Kitap, kapitalist sistemin gelir eşitsizliğini sürekli artırarak aslında kendi altını oyduğunu anlatıyor. Bunu tarihi örneklerle ortaya koymaya çalışıyor. Kitabın temel tezi, servet gelirlerindeki artışın, büyüme hızından yüksek olması. Bu da servet sahiplerinin elinde daha fazla servet birikmesine ve gelir eşitsizliğinin büyümesine neden oluyor. Bu durum, sosyal huzursuzluğun yanısıra kaynakların da üretken olmayan alanlara kaymasına yol açıyor. Zenginler servetleri arttıkça bunu üretken bir şekilde kullanmak yerine lüks emlak yatırımları gibi gösteriyle alanlarda çarçur ediyorlar. Oysa bu kaynaklar gelir dağılımını düzeltecek şekilde çalışanlara ve yoksullara dağıtılsa, tüketim artacağından ekonomi daha dengeli ve hızlı büyür.

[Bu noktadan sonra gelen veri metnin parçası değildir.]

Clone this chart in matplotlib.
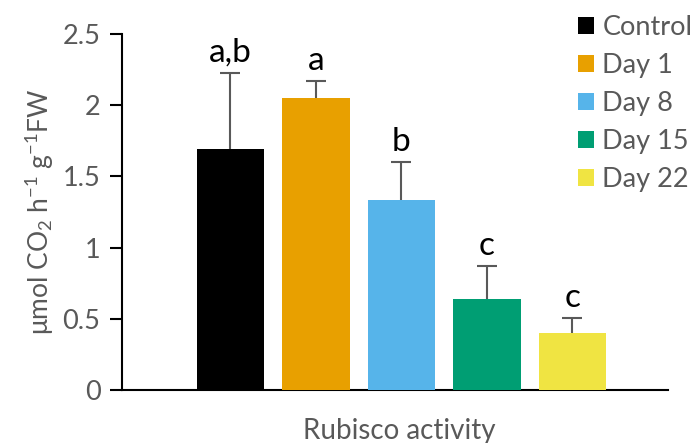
import numpy as np
import matplotlib
matplotlib.use("Agg")
import matplotlib.pyplot as plt
from matplotlib.patches import Patch

# dati
gruppi = ["Control", "Day 1", "Day 8", "Day 15", "Day 22"]
valori = [1.695, 2.053, 1.336, 0.641, 0.40]
errori = [0.533, 0.119, 0.263, 0.230, 0.105]
lettere = ["a,b", "a", "b", "c", "c"]
colori = ["#000000", "#E8A000", "#56B4EA", "#009E73", "#F0E442"]

grigio = "#595959"
plt.rcParams["font.family"] = ["Lato", "DejaVu Sans"]
plt.rcParams["mathtext.fontset"] = "custom"
plt.rcParams["mathtext.rm"] = "Lato"
plt.rcParams["mathtext.it"] = "Lato"

fig = plt.figure(figsize=(6.92, 4.43), dpi=100)
ax = fig.add_axes([122 / 692, 53 / 443, 546 / 692, 356 / 443])

x = np.arange(len(gruppi))
# barre sopra le barre d'errore: la parte inferiore resta nascosta
ax.bar(x, valori, width=0.784, color=colori, zorder=3)
ax.errorbar(x, valori, yerr=errori, fmt="none", ecolor=grigio,
            elinewidth=1.5, capsize=7, capthick=1.5, zorder=2)

for xi, v, e, l in zip(x, valori, errori, lettere):
    ax.annotate(l, (xi, v + e), xytext=(0, 8), textcoords="offset points",
                ha="center", va="baseline", fontsize=24, color="black")

ax.set_xlim(-1.269, 5.117)
ax.set_ylim(0, 2.5)
ax.set_yticks([0, 0.5, 1, 1.5, 2, 2.5])
ax.set_yticklabels(["0", "0.5", "1", "1.5", "2", "2.5"])
ax.set_xticks([])
ax.tick_params(axis="y", direction="out", length=9, width=1.5, colors="black",
               labelcolor=grigio, labelsize=19.5, pad=6.5)
for s in ["top", "right"]:
    ax.spines[s].set_visible(False)
ax.spines["left"].set_linewidth(1.5)
ax.spines["bottom"].set_linewidth(1.5)

ax.set_ylabel("μmol CO$_2$ h$^{-1}$ g$^{-1}$FW", fontsize=19, color=grigio,
              labelpad=5)
fig.text(399 / 692, 12 / 443, "Rubisco activity", ha="center", va="center",
         fontsize=20, color=grigio)

maniglie = [Patch(facecolor=c) for c in colori]
fig.legend(maniglie, gruppi, loc="upper left",
           bbox_to_anchor=(578 / 692, 1 - 15 / 443),
           frameon=False, fontsize=19.5, labelcolor=grigio, handlelength=0.6,
           handleheight=0.6, handletextpad=0.3, labelspacing=0.48,
           borderpad=0, borderaxespad=0)

fig.savefig("out.png", dpi=100)
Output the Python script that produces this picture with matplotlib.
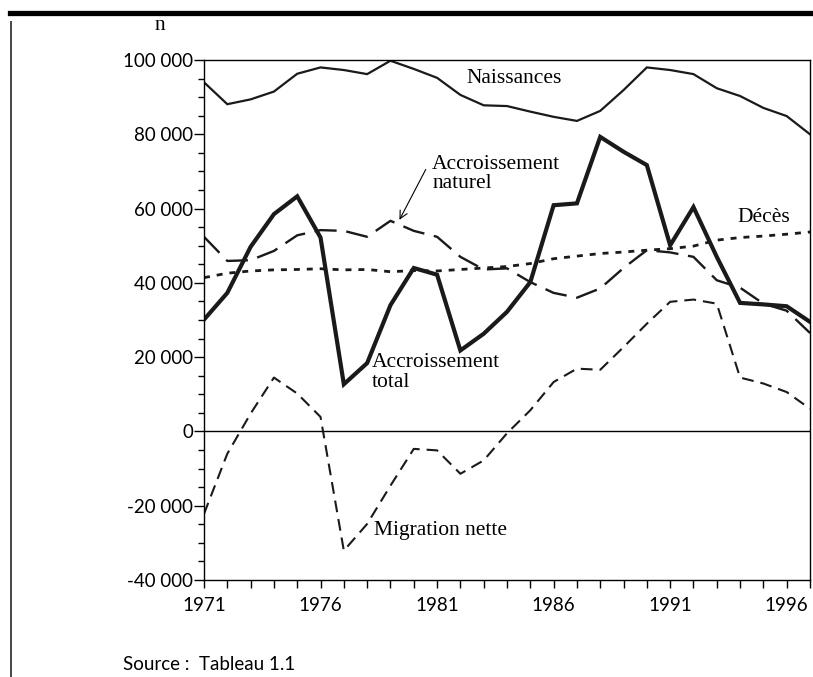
import numpy as np
import matplotlib
matplotlib.use("Agg")
import matplotlib.pyplot as plt
from matplotlib.ticker import MultipleLocator, FixedLocator, FuncFormatter
from matplotlib.lines import Line2D

# data, in thousands
years = np.arange(1971, 1998)
naissances = [94.0, 88.1, 89.4, 91.5, 96.3, 98.0, 97.3, 96.2, 99.8, 97.6, 95.2, 90.6, 87.8,
              87.6, 86.1, 84.7, 83.6, 86.3, 91.9, 98.0, 97.3, 96.2, 92.4, 90.3, 87.1, 84.9, 80.0]
acc_total = [30.1, 37.3, 49.7, 58.5, 63.3, 52.2, 12.7, 18.4, 34.0, 44.0, 42.2, 21.8, 26.3,
             32.2, 40.2, 60.9, 61.4, 79.3, 75.3, 71.7, 50.1, 60.4, 47.0, 34.6, 34.2, 33.7, 29.5]
acc_naturel = [52.4, 45.9, 46.1, 48.6, 52.8, 54.2, 54.0, 52.4, 56.7, 54.0, 52.4, 47.0, 43.6,
               43.9, 40.2, 37.3, 36.0, 38.5, 44.0, 48.8, 48.2, 47.0, 40.7, 38.7, 34.4, 32.5, 26.5]
deces = [41.4, 42.6, 43.2, 43.5, 43.6, 43.8, 43.5, 43.6, 43.0, 43.3, 43.2, 43.6, 44.0,
         44.4, 45.2, 46.5, 47.2, 47.9, 48.3, 48.8, 49.2, 49.9, 51.5, 52.2, 52.6, 53.1, 53.7]
migration = [-22.2, -6.0, 4.8, 14.5, 10.2, 3.9, -32.1, -24.9, -14.6, -4.7, -5.1, -11.4, -7.8,
             -0.5, 5.7, 13.3, 16.9, 16.6, 22.7, 29.0, 34.9, 35.5, 34.4, 14.5, 12.9, 10.6, 6.1]
year_labels = [1971, 1976, 1981, 1986, 1991, 1996]

plt.rcParams['lines.scale_dashes'] = False
serif = 'Liberation Serif'
sans = 'Lato'

W, H = 813, 677
fig = plt.figure(figsize=(W / 100, H / 100), dpi=100)
ax = fig.add_axes([204 / W, 1 - 580 / H, (810 - 204) / W, (580 - 60) / H])

k = lambda v: np.array(v) * 1000

ax.axhline(0, color='black', lw=1.0, zorder=1)
ax.plot(years, k(naissances), color='#1a1a1a', lw=1.6, solid_joinstyle='miter')
ax.plot(years, k(acc_total), color='#1a1a1a', lw=3.0, solid_joinstyle='miter')
ax.plot(years, k(acc_naturel), color='#1a1a1a', lw=1.7, dashes=(16, 7))
ax.plot(years, k(deces), color='#1a1a1a', lw=2.0, dashes=(4.3, 5))
ax.plot(years, k(migration), color='#1a1a1a', lw=1.5, dashes=(8.5, 5))

ax.set_xlim(1971, 1997)
ax.set_ylim(-40000, 100000)

ax.xaxis.set_major_locator(FixedLocator(year_labels))
ax.xaxis.set_minor_locator(MultipleLocator(1))
ax.yaxis.set_major_locator(MultipleLocator(20000))
ax.yaxis.set_minor_locator(MultipleLocator(5000))
ax.yaxis.set_major_formatter(FuncFormatter(lambda v, p: f"{int(v):,}".replace(',', ' ')))

ax.tick_params(axis='x', which='both', direction='out', length=6, width=1.0, pad=6)
ax.tick_params(axis='y', which='major', direction='out', length=7, width=1.0, pad=1)
ax.tick_params(axis='y', which='minor', direction='out', length=4, width=1.0)
for lab in ax.get_xticklabels() + ax.get_yticklabels():
    lab.set_fontfamily(sans)
    lab.set_fontsize(13.5)
for s in ax.spines.values():
    s.set_linewidth(1.0)

tkw = dict(family=serif, fontsize=15.5, color='black', va='center', ha='left')
ax.text(1982.28, 95100, "Naissances", **tkw)
ax.text(1980.79, 69300, "Accroissement\nnaturel", linespacing=1.05, **tkw)
ax.text(1993.9, 57700, "Décès", **tkw)
ax.text(1978.18, 15800, "Accroissement\ntotal", linespacing=1.05, **tkw)
ax.text(1978.3, -26700, "Migration nette", **tkw)
ax.annotate('', xy=(1979.33, 56300), xytext=(1980.57, 71200),
            arrowprops=dict(arrowstyle='->', lw=0.8, color='black', mutation_scale=14))

# page decorations
fig.add_artist(Line2D([10 / W, 1], [1 - 12.5 / H] * 2, color='black', lw=3.8))
fig.add_artist(Line2D([11 / W] * 2, [1 - 22 / H, 0], color='#444444', lw=1.4))
fig.text(160 / W, 1 - 25 / H, "n", family=serif, fontsize=15.5, ha='center', va='center')
fig.text(123 / W, 1 - 656 / H, "Source :  Tableau 1.1", family=sans, fontsize=13.5,
         ha='left', va='top')

fig.savefig("out.png", dpi=100)
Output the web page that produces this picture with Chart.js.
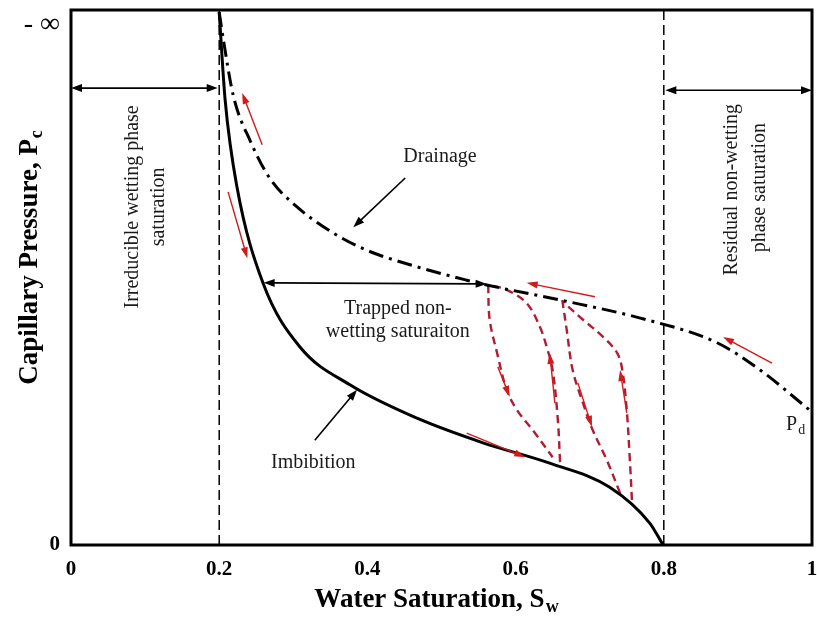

Kitap bu duruma tesbit ettikten sonra çözüm olarak servet üzerine global vergi konmasını öneriyor. Yüksek gelirlerden yüzde 80’e varan oranlarda vergi alınmasını öneriyor. Miras yoluyla servet aktarımının sınırlandırılmasını öneriyor.

Vardığı son nokta itibarıyla Piketty’nin Kapital’i Marks’ın Kapital’inden çok ayrı bir noktaya düşüyor. Marks kapitalizmin çöküşünü ve işçi sınıfının politik zorlamayla sosyalizmi kurmasını öngörmüştü. Piketty sistemin altını oyan sorunun tedavi edilerek kapitalizmin yaşatılması için yol öneriyor.
Bu sorun, aslında global krizin ardından OECD sonra IMF raporlarında aynı yaklaşımla ele alındı. IMF bu şubatta yayınladığı raporda da gelir dağılımındaki düzelmenin büyümeye olumlu katkı yapacağı tezi işlendi.

Zaten Piketty’nin kendisi de “Amacım insanları düşünmelerini sağlamak. Ben serbest piyasa ve özel mülkiyet savunucusuyum. Ama piyasanın da yapacaklarının bir sınırı var” diyor.

Bu haliyle Piketty’nin duruşu, IMF’nin son dönem yaklaşımlarının pek uzağına düşmüyor. Buna karşın kitap, soyut ekonometrik modellerin dışına çıkarak politik ekonomiyi bilimsel platformlara yeniden sokması açısından önemli bir adım. Eşitsizlik sorununa politik müdahale önermesi, serbest piyasanın tüm sorunların ilacı olduğu tezine karşı önemli bir çıkış.